Directions for this task: Every line of the data must be copied exactly.

Task input:
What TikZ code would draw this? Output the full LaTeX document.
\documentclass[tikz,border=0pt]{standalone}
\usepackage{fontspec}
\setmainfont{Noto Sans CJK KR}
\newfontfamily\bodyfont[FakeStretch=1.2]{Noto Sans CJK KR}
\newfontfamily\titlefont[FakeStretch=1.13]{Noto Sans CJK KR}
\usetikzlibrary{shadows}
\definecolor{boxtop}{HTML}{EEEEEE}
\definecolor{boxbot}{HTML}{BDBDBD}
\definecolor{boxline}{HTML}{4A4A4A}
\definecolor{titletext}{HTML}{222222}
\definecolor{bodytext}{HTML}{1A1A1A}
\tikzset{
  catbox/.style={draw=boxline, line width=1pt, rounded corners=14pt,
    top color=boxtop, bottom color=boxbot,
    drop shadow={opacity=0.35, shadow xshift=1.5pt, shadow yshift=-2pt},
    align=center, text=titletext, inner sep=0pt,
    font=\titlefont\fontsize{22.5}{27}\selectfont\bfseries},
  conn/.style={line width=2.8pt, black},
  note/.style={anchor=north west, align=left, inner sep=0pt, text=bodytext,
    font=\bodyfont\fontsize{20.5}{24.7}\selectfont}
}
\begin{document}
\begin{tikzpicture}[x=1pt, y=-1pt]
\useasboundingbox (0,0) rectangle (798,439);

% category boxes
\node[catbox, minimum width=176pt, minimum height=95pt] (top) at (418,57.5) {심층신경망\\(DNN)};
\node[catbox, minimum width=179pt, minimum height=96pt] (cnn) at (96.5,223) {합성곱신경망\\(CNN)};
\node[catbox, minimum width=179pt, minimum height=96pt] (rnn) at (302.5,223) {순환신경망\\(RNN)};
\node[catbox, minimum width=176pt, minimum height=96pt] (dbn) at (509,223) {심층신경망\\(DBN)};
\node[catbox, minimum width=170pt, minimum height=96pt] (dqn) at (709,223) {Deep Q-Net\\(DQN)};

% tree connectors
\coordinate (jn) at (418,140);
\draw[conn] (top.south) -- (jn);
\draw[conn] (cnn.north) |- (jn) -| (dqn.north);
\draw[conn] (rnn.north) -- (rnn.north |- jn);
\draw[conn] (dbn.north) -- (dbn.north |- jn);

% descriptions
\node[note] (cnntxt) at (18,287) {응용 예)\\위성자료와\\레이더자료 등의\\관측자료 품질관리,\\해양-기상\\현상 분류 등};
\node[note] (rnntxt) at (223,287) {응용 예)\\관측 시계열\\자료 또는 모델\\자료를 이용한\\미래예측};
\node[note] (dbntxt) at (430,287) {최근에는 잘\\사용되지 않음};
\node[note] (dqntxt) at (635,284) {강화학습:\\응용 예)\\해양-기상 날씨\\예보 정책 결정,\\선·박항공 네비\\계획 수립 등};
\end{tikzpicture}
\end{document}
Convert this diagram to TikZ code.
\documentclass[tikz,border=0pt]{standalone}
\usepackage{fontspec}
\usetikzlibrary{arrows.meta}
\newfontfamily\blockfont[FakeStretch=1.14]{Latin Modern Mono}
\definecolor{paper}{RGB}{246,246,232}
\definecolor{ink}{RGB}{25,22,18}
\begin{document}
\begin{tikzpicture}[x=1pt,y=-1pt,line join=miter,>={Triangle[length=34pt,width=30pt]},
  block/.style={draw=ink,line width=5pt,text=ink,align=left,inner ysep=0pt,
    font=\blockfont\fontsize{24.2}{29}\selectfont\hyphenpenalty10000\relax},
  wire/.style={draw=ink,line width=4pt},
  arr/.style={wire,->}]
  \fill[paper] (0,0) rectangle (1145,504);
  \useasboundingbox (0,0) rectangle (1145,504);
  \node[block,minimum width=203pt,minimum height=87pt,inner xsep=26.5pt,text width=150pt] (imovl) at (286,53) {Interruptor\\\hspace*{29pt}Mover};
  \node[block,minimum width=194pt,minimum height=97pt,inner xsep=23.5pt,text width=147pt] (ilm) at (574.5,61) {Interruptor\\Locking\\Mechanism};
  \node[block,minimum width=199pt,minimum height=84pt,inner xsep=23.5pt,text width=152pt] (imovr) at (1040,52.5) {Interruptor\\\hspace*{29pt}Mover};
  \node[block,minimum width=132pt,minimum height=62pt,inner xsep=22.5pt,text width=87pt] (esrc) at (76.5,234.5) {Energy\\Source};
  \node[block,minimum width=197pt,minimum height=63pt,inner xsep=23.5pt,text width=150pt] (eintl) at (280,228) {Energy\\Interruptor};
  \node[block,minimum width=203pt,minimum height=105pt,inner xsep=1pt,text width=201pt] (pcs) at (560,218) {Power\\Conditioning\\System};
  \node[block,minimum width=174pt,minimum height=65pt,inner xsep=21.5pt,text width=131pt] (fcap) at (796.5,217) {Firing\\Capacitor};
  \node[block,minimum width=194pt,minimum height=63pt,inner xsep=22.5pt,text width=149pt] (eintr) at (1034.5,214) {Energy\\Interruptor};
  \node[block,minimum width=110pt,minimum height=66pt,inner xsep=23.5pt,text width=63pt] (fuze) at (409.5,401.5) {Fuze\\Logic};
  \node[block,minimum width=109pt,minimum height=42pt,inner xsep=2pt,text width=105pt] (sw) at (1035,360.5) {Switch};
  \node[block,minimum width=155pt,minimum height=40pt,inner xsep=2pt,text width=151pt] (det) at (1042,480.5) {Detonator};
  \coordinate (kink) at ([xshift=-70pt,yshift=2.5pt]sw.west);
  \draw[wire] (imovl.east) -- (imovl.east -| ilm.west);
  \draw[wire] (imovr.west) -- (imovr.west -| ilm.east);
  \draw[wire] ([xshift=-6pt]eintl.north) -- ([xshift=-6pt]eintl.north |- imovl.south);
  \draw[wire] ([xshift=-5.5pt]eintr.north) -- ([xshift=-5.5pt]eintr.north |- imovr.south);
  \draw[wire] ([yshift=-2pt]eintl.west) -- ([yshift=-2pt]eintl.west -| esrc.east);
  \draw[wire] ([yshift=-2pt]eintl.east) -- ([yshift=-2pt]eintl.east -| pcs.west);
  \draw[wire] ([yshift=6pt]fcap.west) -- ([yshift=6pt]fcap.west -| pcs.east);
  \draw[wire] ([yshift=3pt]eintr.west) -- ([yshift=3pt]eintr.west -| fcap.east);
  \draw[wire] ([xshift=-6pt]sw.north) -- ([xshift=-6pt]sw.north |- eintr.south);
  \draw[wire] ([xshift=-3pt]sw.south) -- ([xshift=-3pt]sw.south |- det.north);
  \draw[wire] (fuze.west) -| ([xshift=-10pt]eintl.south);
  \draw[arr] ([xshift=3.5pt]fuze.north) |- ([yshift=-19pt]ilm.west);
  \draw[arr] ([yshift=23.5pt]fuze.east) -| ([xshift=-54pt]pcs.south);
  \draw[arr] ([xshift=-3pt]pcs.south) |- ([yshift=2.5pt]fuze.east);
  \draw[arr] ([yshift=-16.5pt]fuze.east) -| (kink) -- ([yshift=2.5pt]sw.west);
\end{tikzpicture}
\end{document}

Result of this exercise:
What TikZ code would draw this? Output the full LaTeX document.
\documentclass[tikz,border=0pt]{standalone}
\usepackage{fontspec}
\setmainfont{Noto Sans CJK KR}
\newfontfamily\bodyfont[FakeStretch=1.2]{Noto Sans CJK KR}
\newfontfamily\titlefont[FakeStretch=1.13]{Noto Sans CJK KR}
\usetikzlibrary{shadows}
\definecolor{boxtop}{HTML}{EEEEEE}
\definecolor{boxbot}{HTML}{BDBDBD}
\definecolor{boxline}{HTML}{4A4A4A}
\definecolor{titletext}{HTML}{222222}
\definecolor{bodytext}{HTML}{1A1A1A}
\tikzset{
  catbox/.style={draw=boxline, line width=1pt, rounded corners=14pt,
    top color=boxtop, bottom color=boxbot,
    drop shadow={opacity=0.35, shadow xshift=1.5pt, shadow yshift=-2pt},
    align=center, text=titletext, inner sep=0pt,
    font=\titlefont\fontsize{22.5}{27}\selectfont\bfseries},
  conn/.style={line width=2.8pt, black},
  note/.style={anchor=north west, align=left, inner sep=0pt, text=bodytext,
    font=\bodyfont\fontsize{20.5}{24.7}\selectfont}
}
\begin{document}
\begin{tikzpicture}[x=1pt, y=-1pt]
\useasboundingbox (0,0) rectangle (798,439);

% category boxes
\node[catbox, minimum width=176pt, minimum height=95pt] (top) at (418,57.5) {심층신경망\\(DNN)};
\node[catbox, minimum width=179pt, minimum height=96pt] (cnn) at (96.5,223) {합성곱신경망\\(CNN)};
\node[catbox, minimum width=179pt, minimum height=96pt] (rnn) at (302.5,223) {순환신경망\\(RNN)};
\node[catbox, minimum width=176pt, minimum height=96pt] (dbn) at (509,223) {심층신경망\\(DBN)};
\node[catbox, minimum width=170pt, minimum height=96pt] (dqn) at (709,223) {Deep Q-Net\\(DQN)};

% tree connectors
\coordinate (jn) at (418,140);
\draw[conn] (top.south) -- (jn);
\draw[conn] (cnn.north) |- (jn) -| (dqn.north);
\draw[conn] (rnn.north) -- (rnn.north |- jn);
\draw[conn] (dbn.north) -- (dbn.north |- jn);

% descriptions
\node[note] (cnntxt) at (18,287) {응용 예)\\위성자료와\\레이더자료 등의\\관측자료 품질관리,\\해양-기상\\현상 분류 등};
\node[note] (rnntxt) at (223,287) {응용 예)\\관측 시계열\\자료 또는 모델\\자료를 이용한\\미래예측};
\node[note] (dbntxt) at (430,287) {최근에는 잘\\사용되지 않음};
\node[note] (dqntxt) at (635,284) {강화학습:\\응용 예)\\해양-기상 날씨\\예보 정책 결정,\\선·박항공 네비\\계획 수립 등};
\end{tikzpicture}
\end{document}
Convert this diagram to TikZ code.
\documentclass[tikz,border=0pt]{standalone}
\usepackage{fontspec}
\usetikzlibrary{arrows.meta}
\newfontfamily\blockfont[FakeStretch=1.14]{Latin Modern Mono}
\definecolor{paper}{RGB}{246,246,232}
\definecolor{ink}{RGB}{25,22,18}
\begin{document}
\begin{tikzpicture}[x=1pt,y=-1pt,line join=miter,>={Triangle[length=34pt,width=30pt]},
  block/.style={draw=ink,line width=5pt,text=ink,align=left,inner ysep=0pt,
    font=\blockfont\fontsize{24.2}{29}\selectfont\hyphenpenalty10000\relax},
  wire/.style={draw=ink,line width=4pt},
  arr/.style={wire,->}]
  \fill[paper] (0,0) rectangle (1145,504);
  \useasboundingbox (0,0) rectangle (1145,504);
  \node[block,minimum width=203pt,minimum height=87pt,inner xsep=26.5pt,text width=150pt] (imovl) at (286,53) {Interruptor\\\hspace*{29pt}Mover};
  \node[block,minimum width=194pt,minimum height=97pt,inner xsep=23.5pt,text width=147pt] (ilm) at (574.5,61) {Interruptor\\Locking\\Mechanism};
  \node[block,minimum width=199pt,minimum height=84pt,inner xsep=23.5pt,text width=152pt] (imovr) at (1040,52.5) {Interruptor\\\hspace*{29pt}Mover};
  \node[block,minimum width=132pt,minimum height=62pt,inner xsep=22.5pt,text width=87pt] (esrc) at (76.5,234.5) {Energy\\Source};
  \node[block,minimum width=197pt,minimum height=63pt,inner xsep=23.5pt,text width=150pt] (eintl) at (280,228) {Energy\\Interruptor};
  \node[block,minimum width=203pt,minimum height=105pt,inner xsep=1pt,text width=201pt] (pcs) at (560,218) {Power\\Conditioning\\System};
  \node[block,minimum width=174pt,minimum height=65pt,inner xsep=21.5pt,text width=131pt] (fcap) at (796.5,217) {Firing\\Capacitor};
  \node[block,minimum width=194pt,minimum height=63pt,inner xsep=22.5pt,text width=149pt] (eintr) at (1034.5,214) {Energy\\Interruptor};
  \node[block,minimum width=110pt,minimum height=66pt,inner xsep=23.5pt,text width=63pt] (fuze) at (409.5,401.5) {Fuze\\Logic};
  \node[block,minimum width=109pt,minimum height=42pt,inner xsep=2pt,text width=105pt] (sw) at (1035,360.5) {Switch};
  \node[block,minimum width=155pt,minimum height=40pt,inner xsep=2pt,text width=151pt] (det) at (1042,480.5) {Detonator};
  \coordinate (kink) at ([xshift=-70pt,yshift=2.5pt]sw.west);
  \draw[wire] (imovl.east) -- (imovl.east -| ilm.west);
  \draw[wire] (imovr.west) -- (imovr.west -| ilm.east);
  \draw[wire] ([xshift=-6pt]eintl.north) -- ([xshift=-6pt]eintl.north |- imovl.south);
  \draw[wire] ([xshift=-5.5pt]eintr.north) -- ([xshift=-5.5pt]eintr.north |- imovr.south);
  \draw[wire] ([yshift=-2pt]eintl.west) -- ([yshift=-2pt]eintl.west -| esrc.east);
  \draw[wire] ([yshift=-2pt]eintl.east) -- ([yshift=-2pt]eintl.east -| pcs.west);
  \draw[wire] ([yshift=6pt]fcap.west) -- ([yshift=6pt]fcap.west -| pcs.east);
  \draw[wire] ([yshift=3pt]eintr.west) -- ([yshift=3pt]eintr.west -| fcap.east);
  \draw[wire] ([xshift=-6pt]sw.north) -- ([xshift=-6pt]sw.north |- eintr.south);
  \draw[wire] ([xshift=-3pt]sw.south) -- ([xshift=-3pt]sw.south |- det.north);
  \draw[wire] (fuze.west) -| ([xshift=-10pt]eintl.south);
  \draw[arr] ([xshift=3.5pt]fuze.north) |- ([yshift=-19pt]ilm.west);
  \draw[arr] ([yshift=23.5pt]fuze.east) -| ([xshift=-54pt]pcs.south);
  \draw[arr] ([xshift=-3pt]pcs.south) |- ([yshift=2.5pt]fuze.east);
  \draw[arr] ([yshift=-16.5pt]fuze.east) -| (kink) -- ([yshift=2.5pt]sw.west);
\end{tikzpicture}
\end{document}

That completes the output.